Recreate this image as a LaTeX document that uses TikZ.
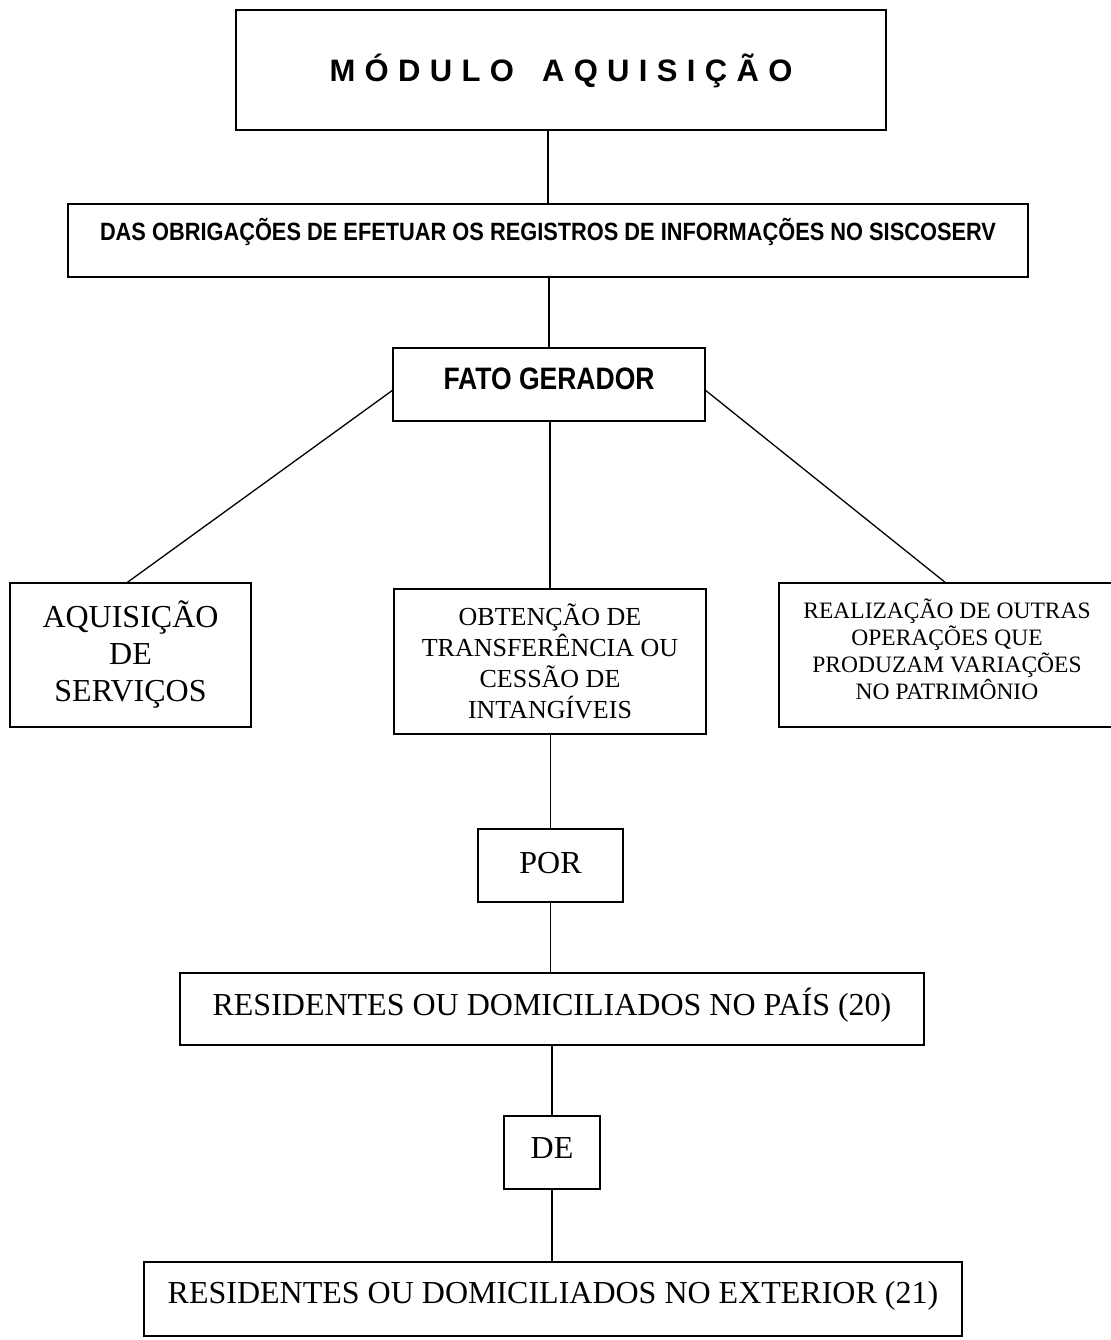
\documentclass[tikz,border=0pt]{standalone}
\usepackage{fontspec}
\usepackage{graphicx}
\setmainfont{Liberation Serif}
\newfontfamily\hv{Liberation Sans}
\begin{document}
\begin{tikzpicture}[x=1pt,y=-1pt,
  box/.style={draw, line width=1.5pt, inner sep=0pt, align=center},
  conn/.style={line width=1.3pt},
  big/.style={font=\fontsize{32}{37}\selectfont}]
\path[fill=white, use as bounding box] (0,0) rectangle (1110,1340);

\node[box, minimum width=650pt, minimum height=120pt, text height=24pt, text depth=0pt] (b1) at (561,70)
  {\hv\bfseries\fontsize{31}{37}\selectfont\makebox[463pt][s]{M\hfill Ó\hfill D\hfill U\hfill L\hfill O\hfill\hfill\hfill A\hfill Q\hfill U\hfill I\hfill S\hfill I\hfill Ç\hfill Ã\hfill O}};

\node[box, minimum width=960pt, minimum height=73pt, text height=18pt, text depth=18pt] (b2) at (548,240.5)
  {\hv\bfseries\fontsize{25}{30}\selectfont\resizebox{896pt}{\height}{DAS OBRIGAÇÕES DE EFETUAR OS REGISTROS DE INFORMAÇÕES NO SISCOSERV}};

\node[box, minimum width=312pt, minimum height=73pt, text height=22pt, text depth=13pt] (b3) at (549,384.5)
  {\hv\bfseries\fontsize{31}{37}\selectfont\resizebox{211pt}{\height}{FATO GERADOR}};

\node[box, minimum width=241pt, minimum height=144pt, font=\fontsize{32}{37}\selectfont] (b4) at (130.5,655)
  {AQUISIÇÃO\\DE\\SERVIÇOS};

\node[box, minimum width=312pt, minimum height=145pt, font=\fontsize{26}{31}\selectfont] (b5) at (550,661.5)
  {OBTENÇÃO DE\\TRANSFERÊNCIA OU\\CESSÃO DE\\INTANGÍVEIS};

\node[box, minimum width=336pt, minimum height=144pt,
  label={[yshift=6pt, align=center, font=\fontsize{23.5}{27}\selectfont]center:REALIZAÇÃO DE OUTRAS\\OPERAÇÕES QUE\\PRODUZAM VARIAÇÕES\\NO PATRIMÔNIO}] (b6) at (947,655) {};

\node[box, big, minimum width=145pt, minimum height=73pt, text height=22pt, text depth=7pt] (b7) at (550.5,865.5) {POR};

\node[box, big, minimum width=744pt, minimum height=72pt, text height=22pt, text depth=10pt] (b8) at (552,1009)
  {RESIDENTES OU DOMICILIADOS NO PAÍS (20)};

\node[box, big, minimum width=96pt, minimum height=73pt, text height=22pt, text depth=11pt] (b9) at (552,1152.5) {DE};

\node[box, big, minimum width=818pt, minimum height=74pt, text height=22pt, text depth=14pt] (b10) at (553,1299)
  {RESIDENTES OU DOMICILIADOS NO EXTERIOR (21)};

\draw[conn] (b2.north) -- (b2.north |- b1.south);
\draw[conn] (b3.north) -- (b3.north |- b2.south);
\draw[conn] ([yshift=-6pt]b3.west) -- ([xshift=-3pt]b4.north);
\draw[conn] ([yshift=-6pt]b3.east) -- ([xshift=-2pt]b6.north);
\draw[conn] (b5.north) -- (b5.north |- b3.south);
\draw[conn] (b7.north) -- (b7.north |- b5.south);
\draw[conn] (b7.south) -- (b7.south |- b8.north);
\draw[conn] (b9.north) -- (b9.north |- b8.south);
\draw[conn] (b9.south) -- (b9.south |- b10.north);
\end{tikzpicture}
\end{document}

************

Task prompt: Omit pictures; set down the rest of the material word for word.

Task response:
Recreate this image as a LaTeX document that uses TikZ.
\documentclass[tikz,border=0pt]{standalone}
\usepackage{fontspec}
\usepackage{graphicx}
\setmainfont{Liberation Serif}
\newfontfamily\hv{Liberation Sans}
\begin{document}
\begin{tikzpicture}[x=1pt,y=-1pt,
  box/.style={draw, line width=1.5pt, inner sep=0pt, align=center},
  conn/.style={line width=1.3pt},
  big/.style={font=\fontsize{32}{37}\selectfont}]
\path[fill=white, use as bounding box] (0,0) rectangle (1110,1340);

\node[box, minimum width=650pt, minimum height=120pt, text height=24pt, text depth=0pt] (b1) at (561,70)
  {\hv\bfseries\fontsize{31}{37}\selectfont\makebox[463pt][s]{M\hfill Ó\hfill D\hfill U\hfill L\hfill O\hfill\hfill\hfill A\hfill Q\hfill U\hfill I\hfill S\hfill I\hfill Ç\hfill Ã\hfill O}};

\node[box, minimum width=960pt, minimum height=73pt, text height=18pt, text depth=18pt] (b2) at (548,240.5)
  {\hv\bfseries\fontsize{25}{30}\selectfont\resizebox{896pt}{\height}{DAS OBRIGAÇÕES DE EFETUAR OS REGISTROS DE INFORMAÇÕES NO SISCOSERV}};

\node[box, minimum width=312pt, minimum height=73pt, text height=22pt, text depth=13pt] (b3) at (549,384.5)
  {\hv\bfseries\fontsize{31}{37}\selectfont\resizebox{211pt}{\height}{FATO GERADOR}};

\node[box, minimum width=241pt, minimum height=144pt, font=\fontsize{32}{37}\selectfont] (b4) at (130.5,655)
  {AQUISIÇÃO\\DE\\SERVIÇOS};

\node[box, minimum width=312pt, minimum height=145pt, font=\fontsize{26}{31}\selectfont] (b5) at (550,661.5)
  {OBTENÇÃO DE\\TRANSFERÊNCIA OU\\CESSÃO DE\\INTANGÍVEIS};

\node[box, minimum width=336pt, minimum height=144pt,
  label={[yshift=6pt, align=center, font=\fontsize{23.5}{27}\selectfont]center:REALIZAÇÃO DE OUTRAS\\OPERAÇÕES QUE\\PRODUZAM VARIAÇÕES\\NO PATRIMÔNIO}] (b6) at (947,655) {};

\node[box, big, minimum width=145pt, minimum height=73pt, text height=22pt, text depth=7pt] (b7) at (550.5,865.5) {POR};

\node[box, big, minimum width=744pt, minimum height=72pt, text height=22pt, text depth=10pt] (b8) at (552,1009)
  {RESIDENTES OU DOMICILIADOS NO PAÍS (20)};

\node[box, big, minimum width=96pt, minimum height=73pt, text height=22pt, text depth=11pt] (b9) at (552,1152.5) {DE};

\node[box, big, minimum width=818pt, minimum height=74pt, text height=22pt, text depth=14pt] (b10) at (553,1299)
  {RESIDENTES OU DOMICILIADOS NO EXTERIOR (21)};

\draw[conn] (b2.north) -- (b2.north |- b1.south);
\draw[conn] (b3.north) -- (b3.north |- b2.south);
\draw[conn] ([yshift=-6pt]b3.west) -- ([xshift=-3pt]b4.north);
\draw[conn] ([yshift=-6pt]b3.east) -- ([xshift=-2pt]b6.north);
\draw[conn] (b5.north) -- (b5.north |- b3.south);
\draw[conn] (b7.north) -- (b7.north |- b5.south);
\draw[conn] (b7.south) -- (b7.south |- b8.north);
\draw[conn] (b9.north) -- (b9.north |- b8.south);
\draw[conn] (b9.south) -- (b9.south |- b10.north);
\end{tikzpicture}
\end{document}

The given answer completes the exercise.